## Begin DATA PROVIDED

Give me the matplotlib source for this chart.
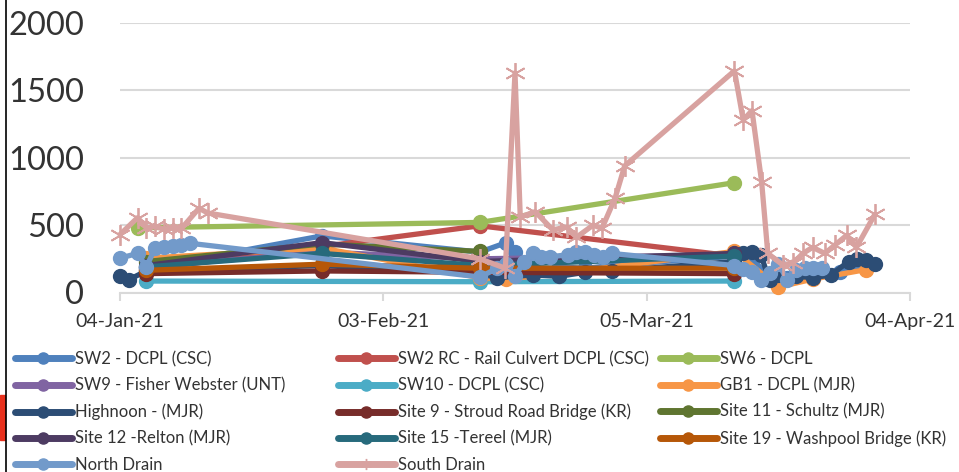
import numpy as np
import pandas as pd
import matplotlib
matplotlib.use('Agg')
import matplotlib.pyplot as plt
import matplotlib.dates as mdates
from matplotlib.lines import Line2D
from matplotlib.patches import Rectangle

plt.rcParams['font.family'] = ['Lato', 'DejaVu Sans']

# sample days counted from 04-Jan-21
start = pd.Timestamp('2021-01-04')

sw2_days = [3, 23, 41, 44, 45, 47, 50, 53, 56, 70, 72, 74, 76, 79, 82, 85]
sw2_vals = [180, 420, 300, 370, 300, 150, 190, 180, 200, 270, 260, 100, 110, 120, 150, 190]

sw2rc_days = [3, 41, 70]
sw2rc_vals = [170, 495, 270]

sw6_days = [2, 41, 70]
sw6_vals = [480, 520, 815]

sw9_days = [3, 23, 41, 70]
sw9_vals = [190, 300, 250, 280]

sw10_days = [3, 41, 70]
sw10_vals = [85, 80, 85]

gb1_days = [3, 23, 41, 44, 50, 70, 75, 79, 85]
gb1_vals = [255, 330, 110, 100, 140, 305, 40, 100, 170]

highnoon_days = [0, 1, 3, 23, 41, 43, 47, 50, 53, 56, 70, 71, 72, 73, 74, 75, 77, 79, 81, 83, 84, 85, 86]
highnoon_vals = [120, 95, 160, 200, 140, 110, 130, 120, 150, 160, 230, 290, 300, 280, 90, 130, 120, 110, 130, 230, 250, 240, 210]

site9_days = [3, 23, 41, 70]
site9_vals = [140, 160, 150, 140]

site11_days = [3, 23, 41]
site11_vals = [230, 360, 305]

site12_days = [3, 23, 41, 70]
site12_vals = [200, 370, 230, 290]

site15_days = [3, 23, 41, 70]
site15_vals = [190, 290, 200, 270]

site19_days = [3, 23, 41, 70]
site19_vals = [165, 210, 180, 180]

north_days = [0, 2, 3, 4, 5, 6, 7, 8, 41, 43, 44, 45, 46, 47, 48, 49, 51, 52, 53, 54, 55, 56,
              70, 71, 72, 73, 74, 75, 76, 77, 78, 79, 80]
north_vals = [255, 290, 190, 330, 340, 345, 350, 365, 115, 180, 210, 120, 225, 290, 265, 265, 280, 300, 300, 280, 265, 290,
              200, 175, 150, 95, 145, 215, 95, 165, 180, 180, 180]

south_days = [0, 2, 3, 4, 5, 6, 7, 9, 10, 41, 43.9, 45, 45.6, 47.3, 49.3, 50.9, 52, 53.9, 54.9, 56.4, 57.5,
              70, 71, 72, 73.1, 73.8, 75.5, 76.7, 77.8, 78.9, 80.3, 81.4, 82.8, 83.9, 86]
south_vals = [430, 555, 480, 490, 470, 480, 475, 625, 590, 250, 180, 1630, 560, 600, 465, 485, 410, 500, 475, 700, 940,
              1645, 1280, 1350, 820, 290, 205, 220, 290, 335, 290, 350, 425, 335, 580]

names = ['SW2 - DCPL (CSC)', 'SW2 RC - Rail Culvert DCPL (CSC)', 'SW6 - DCPL',
         'SW9 - Fisher Webster (UNT)', 'SW10 - DCPL (CSC)', 'GB1 - DCPL (MJR)',
         'Highnoon - (MJR)', 'Site 9 - Stroud Road Bridge (KR)', 'Site 11 - Schultz (MJR)',
         'Site 12 -Relton (MJR)', 'Site 15 -Tereel (MJR)', 'Site 19 - Washpool Bridge (KR)',
         'North Drain', 'South Drain']
days = [sw2_days, sw2rc_days, sw6_days, sw9_days, sw10_days, gb1_days, highnoon_days,
        site9_days, site11_days, site12_days, site15_days, site19_days, north_days, south_days]
vals = [sw2_vals, sw2rc_vals, sw6_vals, sw9_vals, sw10_vals, gb1_vals, highnoon_vals,
        site9_vals, site11_vals, site12_vals, site15_vals, site19_vals, north_vals, south_vals]
colors = ['#4F81BD', '#C0504D', '#9BBB59', '#8064A2', '#4BACC6', '#F79646', '#2C4D75',
          '#772C2A', '#5F7530', '#4D3B62', '#276A7C', '#B65708', '#729ACA', '#D8A2A0']

fig = plt.figure(figsize=(9.59, 4.72), dpi=100)
ax = fig.add_axes([120 / 959, 1 - 292.5 / 472, 790 / 959, 269.5 / 472])

handles = []
for i in range(len(names)):
    x = start + pd.to_timedelta(days[i], unit='D')
    if names[i] == 'South Drain':
        ax.plot(x, vals[i], color=colors[i], lw=3.8, marker=(6, 2, 0), ms=15, mew=1.3,
                solid_joinstyle='round', solid_capstyle='round', clip_on=False, zorder=3 + i)
        h = Line2D([], [], color=colors[i], lw=5, marker=(6, 2, 0), ms=8, mew=1, solid_capstyle='round')
    else:
        ax.plot(x, vals[i], color=colors[i], lw=3.8, marker='o', ms=10,
                solid_joinstyle='round', solid_capstyle='round', clip_on=False, zorder=3 + i)
        h = Line2D([], [], color=colors[i], lw=5, marker='o', ms=8, solid_capstyle='round')
    handles.append(h)

ax.set_ylim(0, 2000)
ax.set_yticks([0, 500, 1000, 1500, 2000])
ax.set_xlim(pd.Timestamp('2021-01-04'), pd.Timestamp('2021-04-04'))
ax.set_xticks(pd.to_datetime(['2021-01-04', '2021-02-03', '2021-03-05', '2021-04-04']))
ax.xaxis.set_major_formatter(mdates.DateFormatter('%d-%b-%y'))
ax.grid(axis='y', color='#D9D9D9', lw=1.5)
ax.set_axisbelow(True)
for s in ['top', 'right', 'left']:
    ax.spines[s].set_visible(False)
ax.spines['bottom'].set_color('#D9D9D9')
ax.spines['bottom'].set_linewidth(1.5)
ax.tick_params(axis='y', length=0, pad=26, labelsize=23.5, labelcolor='#333333')
ax.tick_params(axis='x', length=6, width=1.5, color='#D9D9D9', pad=9, labelsize=14, labelcolor='#333333')

# legend, three columns filled row by row
col_x = [15, 338, 660]
for c in range(3):
    idx = list(range(c, len(names), 3))
    leg = fig.legend([handles[k] for k in idx], [names[k] for k in idx],
                     loc='upper left', bbox_to_anchor=(col_x[c] / 959, 1 - 351 / 472),
                     frameon=False, fontsize=12, handlelength=3.4, handletextpad=0.2,
                     borderpad=0, borderaxespad=0, labelspacing=0.62)
    for t in leg.get_texts():
        t.set_color('#333333')

# left border of the chart frame
fig.add_artist(Line2D([5.5 / 959, 5.5 / 959], [0, 1], color='black', lw=1.2, transform=fig.transFigure))
fig.add_artist(Rectangle((0, 1 - 440 / 472), 5 / 959, 45 / 472, color='#E8301C', transform=fig.transFigure))

plt.savefig('out.png', dpi=100)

## End DATA PROVIDED

TO DO
Print the data above verbatim from the first line through the line holding "site19_vals = [165, 210, 180, 180]", leaving every picture out.

COMPLETE RESPONSE
Give me the matplotlib source for this chart.
import numpy as np
import pandas as pd
import matplotlib
matplotlib.use('Agg')
import matplotlib.pyplot as plt
import matplotlib.dates as mdates
from matplotlib.lines import Line2D
from matplotlib.patches import Rectangle

plt.rcParams['font.family'] = ['Lato', 'DejaVu Sans']

# sample days counted from 04-Jan-21
start = pd.Timestamp('2021-01-04')

sw2_days = [3, 23, 41, 44, 45, 47, 50, 53, 56, 70, 72, 74, 76, 79, 82, 85]
sw2_vals = [180, 420, 300, 370, 300, 150, 190, 180, 200, 270, 260, 100, 110, 120, 150, 190]

sw2rc_days = [3, 41, 70]
sw2rc_vals = [170, 495, 270]

sw6_days = [2, 41, 70]
sw6_vals = [480, 520, 815]

sw9_days = [3, 23, 41, 70]
sw9_vals = [190, 300, 250, 280]

sw10_days = [3, 41, 70]
sw10_vals = [85, 80, 85]

gb1_days = [3, 23, 41, 44, 50, 70, 75, 79, 85]
gb1_vals = [255, 330, 110, 100, 140, 305, 40, 100, 170]

highnoon_days = [0, 1, 3, 23, 41, 43, 47, 50, 53, 56, 70, 71, 72, 73, 74, 75, 77, 79, 81, 83, 84, 85, 86]
highnoon_vals = [120, 95, 160, 200, 140, 110, 130, 120, 150, 160, 230, 290, 300, 280, 90, 130, 120, 110, 130, 230, 250, 240, 210]

site9_days = [3, 23, 41, 70]
site9_vals = [140, 160, 150, 140]

site11_days = [3, 23, 41]
site11_vals = [230, 360, 305]

site12_days = [3, 23, 41, 70]
site12_vals = [200, 370, 230, 290]

site15_days = [3, 23, 41, 70]
site15_vals = [190, 290, 200, 270]

site19_days = [3, 23, 41, 70]
site19_vals = [165, 210, 180, 180]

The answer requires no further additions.